Masked Marxism? The effects of political affiliation of professors on campus (Gurr)

By By Kathleen Gurr

By Kathleen Gurr

Sounding the alarm about alleged liberal bias on college campuses is a longstanding right wing strategy, creating an atmosphere of paranoia, fear and mistrust a la Joe McCarthy. Let’s talk about tolerance.

Every classroom should encourage learning, spark debate and promote discussion. To facilitate dialogue, instructors should be well-informed and open-minded, accepting different points of view and conducting classroom discussions that not only allow conflicting arguments but also encourage them. Articulating many sides of an issue helps clarify each point of view and forces advocates to think through their positions more thoroughly.

For good discussion to occur, professors should come from all walks of life. Diversity of thought is key, and colleges around the country constantly recruit professors with different backgrounds and ideologies. In any field, professionals tend to veer left a little, and professors are no different. This so-called “liberal bias” is hardly the terrifying threat right-wingers claim it is-if anything, more liberals on campus is a good thing.

Conservatives toss around rhetoric like “left” and “liberal” as though they are evil, radical terms, akin to Marxism. They argue that to be liberal is to be pro-communism and against everything American (democracy, baseball, apple pie). A closer look reveals that often, left-of-center leanings are noticeably accepting.

The Web site defines liberal as “favoring proposals for reform, open to new ideas for progress, and tolerant of the ideas and behaviors of others.” Synonyms include “broad-minded” and “free thinking”-commendable qualities in anybody, but especially appropriate (even essential) for meaningful discussion in the college classroom.

Neither right nor left extremes of the political spectrum deserve to dominate higher education. Conservative whistle blowers offer heated rhetoric about Marxist teachers and ignore that only 2 percent of professors nationwide consider themselves “far left” or “far right.”

According to The Chronicle of Higher Education, more than one-third of American college professors identify themselves as “moderate.” This number conflicts with exaggerations about left wing professors dominating discussion. In fact, this statistic reflects the American public, many professors identify with neither extreme and have chosen the middle of the road. To say otherwise is deliberately misleading.

Freedom of political thought continues in the academic world as students examine different positions and form their own ideologies. In higher education, the classroom setting becomes a unique forum for dialogue. Professors who articulate distinct points of view spark passionate discussion-young people learn to think for themselves.

Most professors have spent decades studying and working in their fields. Consequently, they naturally form opinions in their areas of expertise. To argue that they are unfit teachers because they hold opinions with which conservatives disagree is ridiculous.

Conservative concerns about liberal professors come close to hysteria-a frenzy of fiery rhetoric with little factual basis. They make it sound like being liberal is unreasonable and dangerous.

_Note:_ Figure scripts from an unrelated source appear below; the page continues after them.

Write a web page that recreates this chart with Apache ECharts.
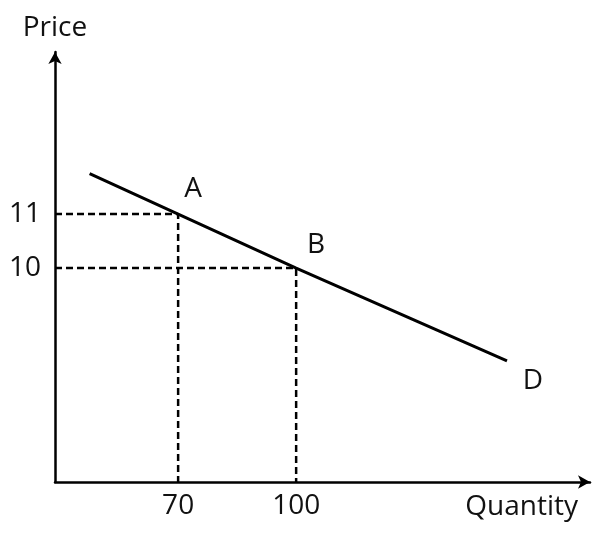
<!DOCTYPE html>
<html><head><meta charset="utf-8">
<script src="https://cdn.jsdelivr.net/npm/echarts@6/dist/echarts.min.js"></script>
<style>html,body{margin:0;padding:0;background:#fff}#c{width:595px;height:534px}</style>
</head><body><div id="c"></div>
<script>
const xTicks = [70, 100];
const yTicks = [10, 11];
const demandX = [47.5, 70, 100, 153.6];
const demandY = [11.75, 11, 10, 8.28];
const pointNames = ['A', 'B', 'D'];
const pointX = [70, 100, 153.6];
const pointY = [11, 10, 8.28];
const xMin = 38.7, xMax = 174.7, yMin = 6.04, yMax = 14;

const font = 'Open Sans';
const txt = '#111';
const fs = 28;
const chart = echarts.init(document.getElementById('c'), null, {renderer: 'canvas'});
const labelOffsets = [[15, -25], [20, -23], [26, 20]];
const dashStyle = {color: '#000', width: 2.5, type: [7, 4]};
const guides = [];
for (let i = 0; i < xTicks.length; i++) {
  const x = xTicks[i], y = yTicks[yTicks.length - 1 - i];
  guides.push({type: 'line', data: [[xMin, y], [x, y], [x, yMin]], symbol: 'none', lineStyle: dashStyle, silent: true, z: 1});
}
chart.setOption({
  animation: false,
  grid: {left: 55, right: 5, top: 52, bottom: 52},
  xAxis: {
    type: 'value', min: xMin, max: xMax,
    name: 'Quantity', nameLocation: 'end', nameGap: -12,
    nameTextStyle: {fontFamily: font, fontSize: fs, color: txt, align: 'right', verticalAlign: 'top', padding: [11, 0, 0, 0]},
    axisLine: {lineStyle: {color: '#000', width: 2.5}, symbol: ['none', 'arrow'], symbolSize: [10, 12]},
    axisTick: {show: false},
    splitLine: {show: false},
    axisLabel: {customValues: xTicks, fontFamily: font, fontSize: fs, color: txt, margin: 10}
  },
  yAxis: {
    type: 'value', min: yMin, max: yMax,
    name: 'Price', nameLocation: 'end', nameGap: 10,
    nameTextStyle: {fontFamily: font, fontSize: fs, color: txt, align: 'center', verticalAlign: 'bottom'},
    axisLine: {lineStyle: {color: '#000', width: 2.5}, symbol: ['none', 'arrow'], symbolSize: [10, 12]},
    axisTick: {show: false},
    splitLine: {show: false},
    axisLabel: {customValues: yTicks, fontFamily: font, fontSize: fs, color: txt, margin: 14}
  },
  series: guides.concat([
    {type: 'line', data: demandX.map((x, i) => [x, demandY[i]]), symbol: 'none', lineStyle: {color: '#000', width: 3}, z: 3},
    {type: 'scatter', symbolSize: 1, itemStyle: {opacity: 0}, z: 4, silent: true,
      data: pointNames.map((n, i) => ({value: [pointX[i], pointY[i]], name: n,
        label: {show: true, position: 'inside', formatter: n, offset: labelOffsets[i], fontFamily: font, fontSize: fs, color: txt, opacity: 1, textBorderWidth: 0}}))}
  ])
});
</script></body></html>
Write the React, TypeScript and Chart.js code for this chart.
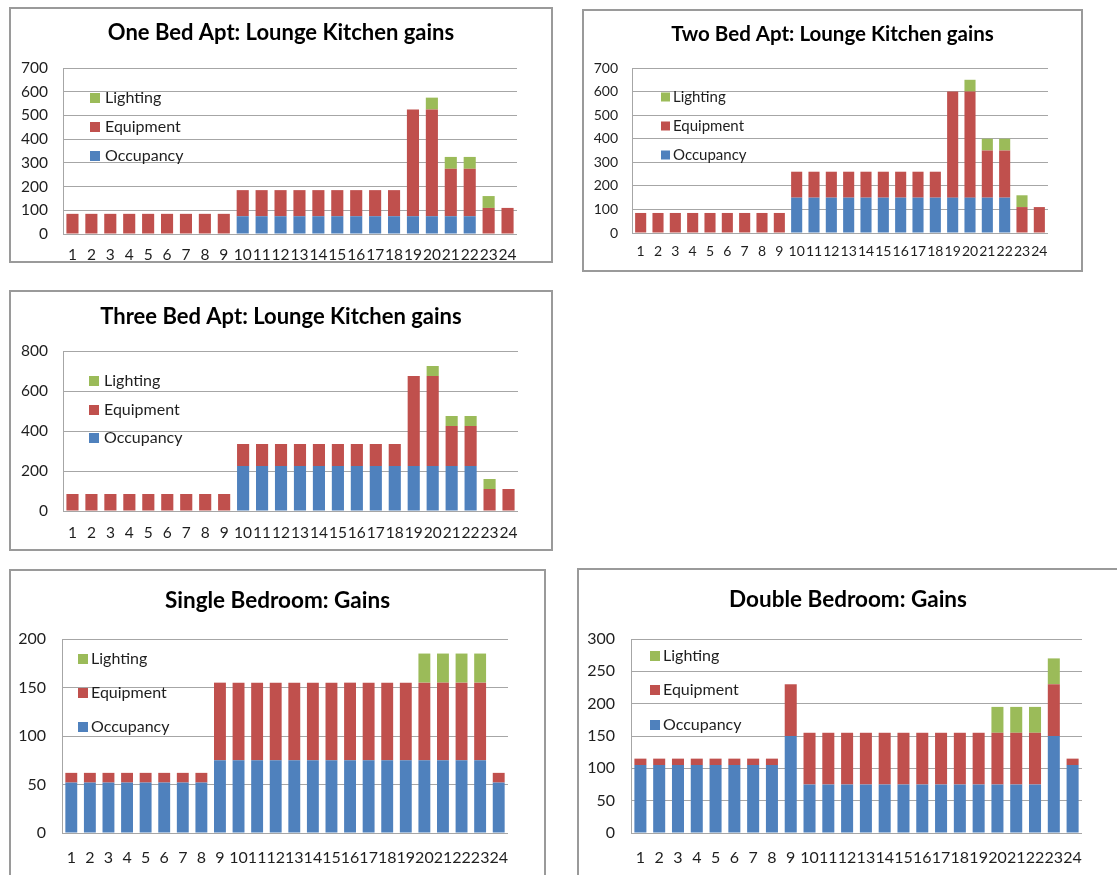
import React, { useEffect, useRef } from 'react';
import { Chart, registerables } from 'chart.js';

Chart.register(...registerables);

const HOURS = ['1', '2', '3', '4', '5', '6', '7', '8', '9', '10', '11', '12', '13', '14', '15', '16', '17', '18', '19', '20', '21', '22', '23', '24'];
const SERIES_NAMES = ['Occupancy', 'Equipment', 'Lighting'];

const ONE_BED_OCC = [0, 0, 0, 0, 0, 0, 0, 0, 0, 75, 75, 75, 75, 75, 75, 75, 75, 75, 75, 75, 75, 75, 0, 0];
const ONE_BED_EQUIP = [85, 85, 85, 85, 85, 85, 85, 85, 85, 110, 110, 110, 110, 110, 110, 110, 110, 110, 450, 450, 200, 200, 110, 110];
const ONE_BED_LIGHT = [0, 0, 0, 0, 0, 0, 0, 0, 0, 0, 0, 0, 0, 0, 0, 0, 0, 0, 0, 50, 50, 50, 50, 0];

const TWO_BED_OCC = [0, 0, 0, 0, 0, 0, 0, 0, 0, 150, 150, 150, 150, 150, 150, 150, 150, 150, 150, 150, 150, 150, 0, 0];
const TWO_BED_EQUIP = [85, 85, 85, 85, 85, 85, 85, 85, 85, 110, 110, 110, 110, 110, 110, 110, 110, 110, 450, 450, 200, 200, 110, 110];
const TWO_BED_LIGHT = [0, 0, 0, 0, 0, 0, 0, 0, 0, 0, 0, 0, 0, 0, 0, 0, 0, 0, 0, 50, 50, 50, 50, 0];

const THREE_BED_OCC = [0, 0, 0, 0, 0, 0, 0, 0, 0, 225, 225, 225, 225, 225, 225, 225, 225, 225, 225, 225, 225, 225, 0, 0];
const THREE_BED_EQUIP = [85, 85, 85, 85, 85, 85, 85, 85, 85, 110, 110, 110, 110, 110, 110, 110, 110, 110, 450, 450, 200, 200, 110, 110];
const THREE_BED_LIGHT = [0, 0, 0, 0, 0, 0, 0, 0, 0, 0, 0, 0, 0, 0, 0, 0, 0, 0, 0, 50, 50, 50, 50, 0];

const SINGLE_OCC = [52, 52, 52, 52, 52, 52, 52, 52, 75, 75, 75, 75, 75, 75, 75, 75, 75, 75, 75, 75, 75, 75, 75, 52];
const SINGLE_EQUIP = [10, 10, 10, 10, 10, 10, 10, 10, 80, 80, 80, 80, 80, 80, 80, 80, 80, 80, 80, 80, 80, 80, 80, 10];
const SINGLE_LIGHT = [0, 0, 0, 0, 0, 0, 0, 0, 0, 0, 0, 0, 0, 0, 0, 0, 0, 0, 0, 30, 30, 30, 30, 0];

const DOUBLE_OCC = [105, 105, 105, 105, 105, 105, 105, 105, 150, 75, 75, 75, 75, 75, 75, 75, 75, 75, 75, 75, 75, 75, 150, 105];
const DOUBLE_EQUIP = [10, 10, 10, 10, 10, 10, 10, 10, 80, 80, 80, 80, 80, 80, 80, 80, 80, 80, 80, 80, 80, 80, 80, 10];
const DOUBLE_LIGHT = [0, 0, 0, 0, 0, 0, 0, 0, 0, 0, 0, 0, 0, 0, 0, 0, 0, 0, 0, 40, 40, 40, 40, 0];

const BLUE = '#4f81bd';
const RED = '#c0504d';
const GREEN = '#9bbb59';
const GRID = '#a6a6a6';
const TEXT = '#1e1e1e';
const FONT = 'Lato, "Open Sans", sans-serif';

type Spec = {
  title: string;
  box: { l: number; t: number; w: number; h: number };
  plot: { l: number; t: number; r: number; b: number };
  yMax: number;
  yStep: number;
  occ: number[];
  equip: number[];
  light: number[];
  titleSize: number;
  titleY: number;
  tickSize: number;
  yPad: number;
  xPad: number;
  leg: { x: number; tx: number; ys: number[]; size: number; font: number };
};

const SPECS: Spec[] = [
  {
    title: 'One Bed Apt: Lounge Kitchen gains',
    box: { l: 9, t: 7, w: 544, h: 256 },
    plot: { l: 63, t: 68, r: 517, b: 234 },
    yMax: 700, yStep: 100,
    occ: ONE_BED_OCC, equip: ONE_BED_EQUIP, light: ONE_BED_LIGHT,
    titleSize: 22, titleY: 26, tickSize: 15.5, yPad: 15, xPad: 12,
    leg: { x: 81, tx: 96, ys: [91, 120, 149], size: 10, font: 16 },
  },
  {
    title: 'Two Bed Apt: Lounge Kitchen gains',
    box: { l: 582, t: 9, w: 501, h: 263 },
    plot: { l: 632, t: 68, r: 1048, b: 233 },
    yMax: 700, yStep: 100,
    occ: TWO_BED_OCC, equip: TWO_BED_EQUIP, light: TWO_BED_LIGHT,
    titleSize: 20.5, titleY: 25, tickSize: 14, yPad: 14, xPad: 10,
    leg: { x: 79, tx: 91, ys: [88, 117, 146], size: 9, font: 15 },
  },
  {
    title: 'Three Bed Apt: Lounge Kitchen gains',
    box: { l: 9, t: 290, w: 544, h: 261 },
    plot: { l: 63, t: 351, r: 518, b: 511 },
    yMax: 800, yStep: 200,
    occ: THREE_BED_OCC, equip: THREE_BED_EQUIP, light: THREE_BED_LIGHT,
    titleSize: 22, titleY: 27, tickSize: 15.5, yPad: 15, xPad: 13,
    leg: { x: 80, tx: 95, ys: [91, 120, 148], size: 10, font: 16 },
  },
  {
    title: 'Single Bedroom: Gains',
    box: { l: 9, t: 569, w: 537, h: 320 },
    plot: { l: 62, t: 639, r: 508, b: 833 },
    yMax: 200, yStep: 50,
    occ: SINGLE_OCC, equip: SINGLE_EQUIP, light: SINGLE_LIGHT,
    titleSize: 22.5, titleY: 32, tickSize: 16, yPad: 16, xPad: 15,
    leg: { x: 69, tx: 82, ys: [90, 124, 158], size: 10, font: 16 },
  },
  {
    title: 'Double Bedroom: Gains',
    box: { l: 577, t: 568, w: 542, h: 320 },
    plot: { l: 631, t: 639, r: 1082, b: 833 },
    yMax: 300, yStep: 50,
    occ: DOUBLE_OCC, equip: DOUBLE_EQUIP, light: DOUBLE_LIGHT,
    titleSize: 22.5, titleY: 32, tickSize: 16, yPad: 16, xPad: 15,
    leg: { x: 73, tx: 86, ys: [88, 122, 157], size: 10, font: 16 },
  },
];

const overlayPlugin = {
  id: 'overlay',
  afterDraw(chart: any, _args: any, opts: any) {
    const ctx = chart.ctx;
    ctx.save();
    ctx.fillStyle = '#000';
    ctx.font = `bold ${opts.titleSize}px ${FONT}`;
    ctx.textAlign = 'center';
    ctx.textBaseline = 'middle';
    ctx.fillText(opts.title, chart.width / 2, opts.titleY);
    const ds = chart.data.datasets.slice().reverse();
    ds.forEach((d: any, i: number) => {
      const y = opts.leg.ys[i];
      ctx.fillStyle = d.backgroundColor;
      ctx.fillRect(opts.leg.x, y - opts.leg.size / 2, opts.leg.size, opts.leg.size);
      ctx.fillStyle = TEXT;
      ctx.textAlign = 'left';
      ctx.font = `${opts.leg.font}px ${FONT}`;
      ctx.fillText(d.label, opts.leg.tx, y);
    });
    ctx.restore();
  },
};

function GainsChart({ spec }: { spec: Spec }) {
  const ref = useRef<HTMLCanvasElement | null>(null);
  const { box, plot } = spec;
  useEffect(() => {
    if (!ref.current) return;
    const chart = new Chart(ref.current, {
      type: 'bar',
      data: {
        labels: HOURS,
        datasets: [
          { label: SERIES_NAMES[0], data: spec.occ, backgroundColor: BLUE },
          { label: SERIES_NAMES[1], data: spec.equip, backgroundColor: RED },
          { label: SERIES_NAMES[2], data: spec.light, backgroundColor: GREEN },
        ],
      },
      options: {
        animation: false,
        responsive: false,
        devicePixelRatio: 1,
        layout: { padding: { top: plot.t - box.t, right: box.l + box.w - plot.r, left: 0, bottom: 0 } },
        datasets: { bar: { categoryPercentage: 1, barPercentage: 0.64 } },
        plugins: {
          legend: { display: false },
          title: { display: false },
          tooltip: { enabled: false },
          overlay: { title: spec.title, titleSize: spec.titleSize, titleY: spec.titleY, leg: spec.leg },
        } as any,
        scales: {
          x: {
            stacked: true,
            grid: { display: false, drawTicks: false },
            border: { display: false },
            ticks: {
              autoSkip: false, maxRotation: 0, minRotation: 0, padding: spec.xPad,
              color: TEXT, font: { family: FONT, size: spec.tickSize },
            },
            afterFit: (s: any) => { s.height = box.t + box.h - plot.b; },
          },
          y: {
            stacked: true,
            min: 0,
            max: spec.yMax,
            grid: { color: GRID, drawTicks: false },
            border: { display: true, color: GRID },
            ticks: {
              stepSize: spec.yStep, padding: spec.yPad,
              color: TEXT, font: { family: FONT, size: spec.tickSize },
            },
            afterFit: (s: any) => { s.width = plot.l - box.l; },
          },
        },
      },
      plugins: [overlayPlugin as any],
    });
    return () => chart.destroy();
  }, [spec]);
  return (
    <>
      <canvas
        ref={ref}
        width={box.w}
        height={box.h}
        style={{ position: 'absolute', left: box.l, top: box.t, width: box.w, height: box.h }}
      />
      <div
        style={{
          position: 'absolute', left: box.l, top: box.t, width: box.w, height: box.h,
          border: '2px solid #9a9a9a', boxSizing: 'border-box', pointerEvents: 'none',
        }}
      />
    </>
  );
}

export default function App() {
  return (
    <div style={{ position: 'absolute', left: 0, top: 0, width: 1117, height: 875, overflow: 'hidden', background: '#fff' }}>
      {SPECS.map((s) => (
        <GainsChart key={s.title} spec={s} />
      ))}
    </div>
  );
}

Truth be told, to be “progressive” is to move forward, and that is the point of education.

Academia has long had slightly liberal leanings without calamity. In fact, with the presidency and both houses of Congress in GOP hands, the alleged liberal indoctrination of every American in college hasn’t exactly stifled national conservative thought into oblivion. College Democrats and College Republicans alike are flourishing on campuses nationwide.

And how about a little academic freedom? Within reason, a professor has a right to teach as he or she sees fit, and to argue otherwise is an unashamed flashback to the iniquities of McCarthyism.

If conservatives are worried about diversity of thought in higher education, perhaps the ironic answer is something they publicize as evil: affirmative action. The so called “liberal bias” encourages tolerance, but if acceptance strikes some as abominable, perhaps they’d like schools to stop hiring professors based on experience or education and start hiring based on political leanings: promote diversity at the expense of quality.

Most professors, whether politically identified as right or left, are relatively moderate. The alleged “liberal bias” is exaggerated and the claims of its harms are misguided.